If you have been exploring photography for any length of time then there is a good chance you have come across the term “Lens Compression”. What exactly does it mean? Does it affect my lens? Is it bad for my photos? Does it offer any creative twists to my photography? If you have had any of these or other questions about lens compression you’re in luck because I am going to help you understand what lens compression is and give you some ideas on how to make it work for you in your photos.
What exactly is lens compression?
When you hear talk about lens compression people are talking about what happens in a scene of an image and the proportion/relationship of background and foreground objects. Lens compression is actually a distortion with telephoto lenses. It “compresses” background objects and “stacks” them right on top of objects in the foreground. Take this photo below for instance. This shot was made with my 24-70mm lens at 50mm. This makes a nice, broad capture of the San Jacinto monument in Houston, TX and it’s very long road, right? Yes. Take a look at the black sealant used on the road’s surface. Doesn’t it appear that there is a few thousand feet of asphalt between the sealant and the monument? Yes. This represents normal perspective of what I was seeing – maybe a little wider but pretty close to the actual scale of everything. Now look at the image below.

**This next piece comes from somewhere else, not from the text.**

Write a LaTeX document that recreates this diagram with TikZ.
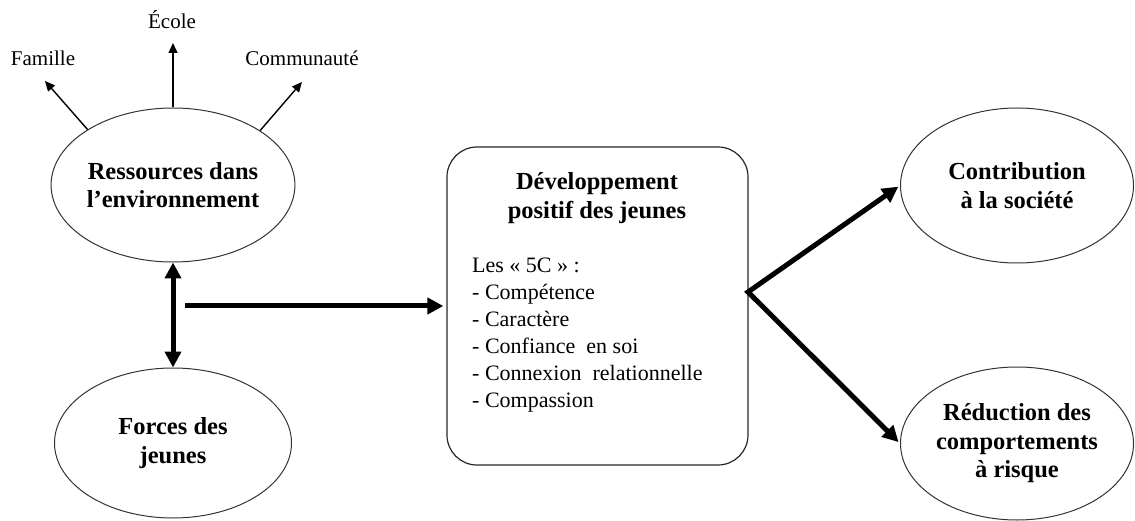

For this image it might surprise you that I did not move one inch closer to the tower and I have not formatted/cropped the image other than putting my watermark in the lower left. The crop is straight out of camera. The only thing that changed was that I swapped out the lens that was on my camera (which was on my tripod) and I moved to the left a little because a car was coming from behind me. I took my 24-70mm lens off and put on my 70-200mm telephoto lens. Isn’t there a HUGE difference in the perspective? Doesn’t it now appear that the monument is just a short jog down the street? Doesn’t the monument dominate the image now? In fact it takes up more than half of the vertical space in the image now. It is the same scene though. I just used lens compression to my advantage. When you understand lens compression as a rule, you can use it to emphasize size in your image. I had mentioned “stacking” as an effect of lens compression. Stacking is a term used to describe what objects do in relationship to each other when using a telephoto lens. Look at the sealant again in the first image above, now look at the first road sign. See how far away that road sign appears in the first image. In the second image it is defined and much closer to us, right? That is stacking, and it is the exact same thing that is going on with our San Jacinto monument. It is being distorted and appears stacked right on top of the rest of my foreground.
How else can you use lens compression in photography
The next set of images is applying the same rule of lens compression. In my initial shot at the San Jose mission in San Antonio I was up close to the side of the mission. The tree is very large and it was eating up part of my building. The only way I could get a more full building shot was to get very close to the wall and use a very wide angle shot. I opted not to do this because I didn’t want any wide angle lens distortion, which would have made the top of my building lean away from me plus I really liked the tree in the shot. However in my first shot the tree was not adding much to scene, if anything it was taking away from the composition. What I decided to do was again switch to my telephoto lens and back WAAAAAY up. I walked across a huge field which was a good 250+ yards away to the wall on the far side of the property. I popped on my telephoto and viola. Using the same lens compression rules I shrunk the tree down and stacked the building up on top of the tree. Now I was able to get the beautiful tree and the entire building in the shot, all without losing emphasis of the building within my frame.
Conclusion: lens compression is great tool
I hope this helps to clear up lens compression and gives you some ideas on how to implement it into your photography. It can be a fantastic tool that can be used to dramatize size and scale. Play with it the next time you are outdoors and have a long distance to your background. Bring it close to your foreground subjects. Use it on mountains to make them formidable in your background and impose their great size on smaller objects. Use it the next time you are photographing a city and you want to make the skyline look large and grandiose or maybe a bridge and a boat. It even works really well in portrait photography to help blur out a distracting background but that is another lesson.
That is all for now. Thanks for stopping by today.